• Supplied information:
--------
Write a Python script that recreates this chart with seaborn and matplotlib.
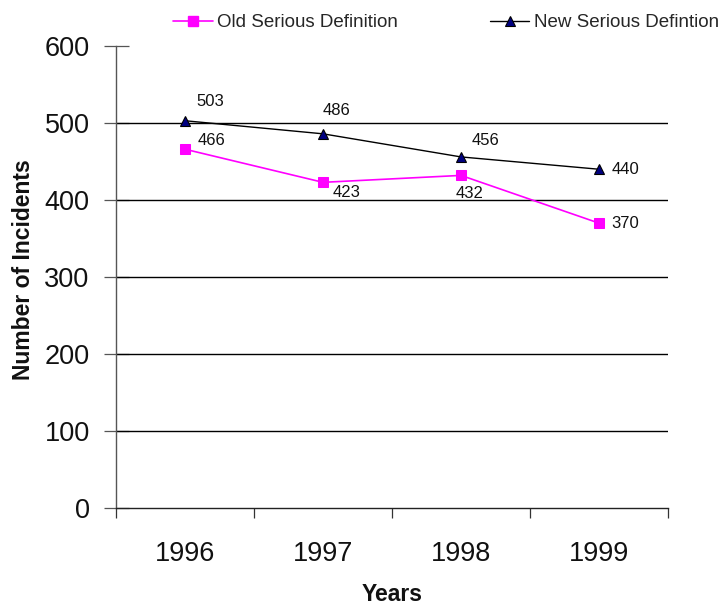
import matplotlib
matplotlib.use("Agg")
import matplotlib.pyplot as plt
from matplotlib.lines import Line2D
from matplotlib.ticker import FixedLocator
import seaborn as sns
import pandas as pd

years = [1996, 1997, 1998, 1999]
old_serious = [466, 423, 432, 370]
new_serious = [503, 486, 456, 440]
series_names = ["Old Serious Definition", "New Serious Defintion"]
y_ticks = [0, 100, 200, 300, 400, 500, 600]

# label offsets (points) for each value annotation
old_offsets = [(9.0, 6.5), (7.0, -7.2), (-4.0, -13.0), (9.0, 0.0)]
new_offsets = [(8.2, 13.5), (-0.5, 16.8), (7.5, 11.5), (9.0, 0.0)]

sns.set_style("white")
plt.rcParams["font.family"] = ["Liberation Sans", "DejaVu Sans"]

old_df = pd.DataFrame({"Year": years, "Incidents": old_serious})
new_df = pd.DataFrame({"Year": years, "Incidents": new_serious})

fig = plt.figure(figsize=(7.22, 6.14), dpi=100)
ax = fig.add_axes([0.1607, 0.1726, 0.7645, 0.7524])

old_color = "#FF00FF"
new_line = "#000000"
new_marker = "#000080"

sns.lineplot(data=old_df, x="Year", y="Incidents", ax=ax, color=old_color,
             linewidth=1.2, marker="s", markersize=7.5,
             markerfacecolor=old_color, markeredgecolor=old_color, zorder=3)
sns.lineplot(data=new_df, x="Year", y="Incidents", ax=ax, color=new_line,
             linewidth=1.0, marker="^", markersize=7.5,
             markerfacecolor=new_marker, markeredgecolor="#000000",
             markeredgewidth=0.8, zorder=4)

for x, v, off in zip(years, old_serious, old_offsets):
    ax.annotate(str(v), (x, v), xytext=off, textcoords="offset points",
                ha="left", va="center", fontsize=12, color="#111111")
for x, v, off in zip(years, new_serious, new_offsets):
    ax.annotate(str(v), (x, v), xytext=off, textcoords="offset points",
                ha="left", va="center", fontsize=12, color="#111111")

ax.set_xlim(years[0] - 0.5, years[-1] + 0.5)
ax.set_ylim(y_ticks[0], y_ticks[-1])

ax.set_yticks(y_ticks)
ax.set_yticklabels([str(t) for t in y_ticks])
ax.set_xticks(years)
ax.set_xticklabels([str(y) for y in years])
ax.xaxis.set_minor_locator(FixedLocator([y - 0.5 for y in years] + [years[-1] + 0.5]))

ax.tick_params(axis="y", which="major", left=True, direction="inout", length=18,
               width=0.9, color="#555555", labelsize=19.5, pad=10,
               labelcolor="#111111")
ax.tick_params(axis="x", which="major", bottom=False, length=0, labelsize=19.5,
               pad=24, labelcolor="#111111")
ax.tick_params(axis="x", which="minor", bottom=True, direction="out", length=7.5,
               width=0.9, color="#333333")

# horizontal gridlines between the end values
ax.grid(False)
for t in y_ticks[1:-1]:
    ax.axhline(t, color="#000000", linewidth=1.0, zorder=1)

for side in ("top", "right"):
    ax.spines[side].set_visible(False)
ax.spines["left"].set_color("#555555")
ax.spines["left"].set_linewidth(1.0)
ax.spines["bottom"].set_color("#222222")
ax.spines["bottom"].set_linewidth(1.0)

ax.set_ylabel("Number of Incidents", fontsize=16.5, fontweight="bold", color="#111111")
ax.yaxis.set_label_coords(-0.168, 0.517)
ax.set_xlabel("Years", fontsize=16.5, fontweight="bold", color="#111111")
ax.xaxis.set_label_coords(0.5, -0.188)
ax.xaxis.label.set_va("center")
ax.yaxis.label.set_va("center")

handles = [
    Line2D([], [], color=old_color, linewidth=1.2, marker="s", markersize=7,
           markerfacecolor=old_color, markeredgecolor=old_color),
    Line2D([], [], color=new_line, linewidth=1.0, marker="^", markersize=6.5,
           markerfacecolor=new_marker, markeredgecolor="#000000", markeredgewidth=0.8),
]
fig.legend(handles, series_names, loc="center left", bbox_to_anchor=(0.24, 0.963),
           ncol=2, frameon=False, fontsize=13.5, handlelength=2.1, handletextpad=0.25,
           columnspacing=4.9, borderpad=0, borderaxespad=0)

fig.savefig("out.png", dpi=100, facecolor="white")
--------
Without including any picture, repeat the data exactly.

Write a Python script that recreates this chart with seaborn and matplotlib.
import matplotlib
matplotlib.use("Agg")
import matplotlib.pyplot as plt
from matplotlib.lines import Line2D
from matplotlib.ticker import FixedLocator
import seaborn as sns
import pandas as pd

years = [1996, 1997, 1998, 1999]
old_serious = [466, 423, 432, 370]
new_serious = [503, 486, 456, 440]
series_names = ["Old Serious Definition", "New Serious Defintion"]
y_ticks = [0, 100, 200, 300, 400, 500, 600]

# label offsets (points) for each value annotation
old_offsets = [(9.0, 6.5), (7.0, -7.2), (-4.0, -13.0), (9.0, 0.0)]
new_offsets = [(8.2, 13.5), (-0.5, 16.8), (7.5, 11.5), (9.0, 0.0)]

sns.set_style("white")
plt.rcParams["font.family"] = ["Liberation Sans", "DejaVu Sans"]

old_df = pd.DataFrame({"Year": years, "Incidents": old_serious})
new_df = pd.DataFrame({"Year": years, "Incidents": new_serious})

fig = plt.figure(figsize=(7.22, 6.14), dpi=100)
ax = fig.add_axes([0.1607, 0.1726, 0.7645, 0.7524])

old_color = "#FF00FF"
new_line = "#000000"
new_marker = "#000080"

sns.lineplot(data=old_df, x="Year", y="Incidents", ax=ax, color=old_color,
             linewidth=1.2, marker="s", markersize=7.5,
             markerfacecolor=old_color, markeredgecolor=old_color, zorder=3)
sns.lineplot(data=new_df, x="Year", y="Incidents", ax=ax, color=new_line,
             linewidth=1.0, marker="^", markersize=7.5,
             markerfacecolor=new_marker, markeredgecolor="#000000",
             markeredgewidth=0.8, zorder=4)

for x, v, off in zip(years, old_serious, old_offsets):
    ax.annotate(str(v), (x, v), xytext=off, textcoords="offset points",
                ha="left", va="center", fontsize=12, color="#111111")
for x, v, off in zip(years, new_serious, new_offsets):
    ax.annotate(str(v), (x, v), xytext=off, textcoords="offset points",
                ha="left", va="center", fontsize=12, color="#111111")

ax.set_xlim(years[0] - 0.5, years[-1] + 0.5)
ax.set_ylim(y_ticks[0], y_ticks[-1])

ax.set_yticks(y_ticks)
ax.set_yticklabels([str(t) for t in y_ticks])
ax.set_xticks(years)
ax.set_xticklabels([str(y) for y in years])
ax.xaxis.set_minor_locator(FixedLocator([y - 0.5 for y in years] + [years[-1] + 0.5]))

ax.tick_params(axis="y", which="major", left=True, direction="inout", length=18,
               width=0.9, color="#555555", labelsize=19.5, pad=10,
               labelcolor="#111111")
ax.tick_params(axis="x", which="major", bottom=False, length=0, labelsize=19.5,
               pad=24, labelcolor="#111111")
ax.tick_params(axis="x", which="minor", bottom=True, direction="out", length=7.5,
               width=0.9, color="#333333")

# horizontal gridlines between the end values
ax.grid(False)
for t in y_ticks[1:-1]:
    ax.axhline(t, color="#000000", linewidth=1.0, zorder=1)

for side in ("top", "right"):
    ax.spines[side].set_visible(False)
ax.spines["left"].set_color("#555555")
ax.spines["left"].set_linewidth(1.0)
ax.spines["bottom"].set_color("#222222")
ax.spines["bottom"].set_linewidth(1.0)

ax.set_ylabel("Number of Incidents", fontsize=16.5, fontweight="bold", color="#111111")
ax.yaxis.set_label_coords(-0.168, 0.517)
ax.set_xlabel("Years", fontsize=16.5, fontweight="bold", color="#111111")
ax.xaxis.set_label_coords(0.5, -0.188)
ax.xaxis.label.set_va("center")
ax.yaxis.label.set_va("center")

handles = [
    Line2D([], [], color=old_color, linewidth=1.2, marker="s", markersize=7,
           markerfacecolor=old_color, markeredgecolor=old_color),
    Line2D([], [], color=new_line, linewidth=1.0, marker="^", markersize=6.5,
           markerfacecolor=new_marker, markeredgecolor="#000000", markeredgewidth=0.8),
]
fig.legend(handles, series_names, loc="center left", bbox_to_anchor=(0.24, 0.963),
           ncol=2, frameon=False, fontsize=13.5, handlelength=2.1, handletextpad=0.25,
           columnspacing=4.9, borderpad=0, borderaxespad=0)

fig.savefig("out.png", dpi=100, facecolor="white")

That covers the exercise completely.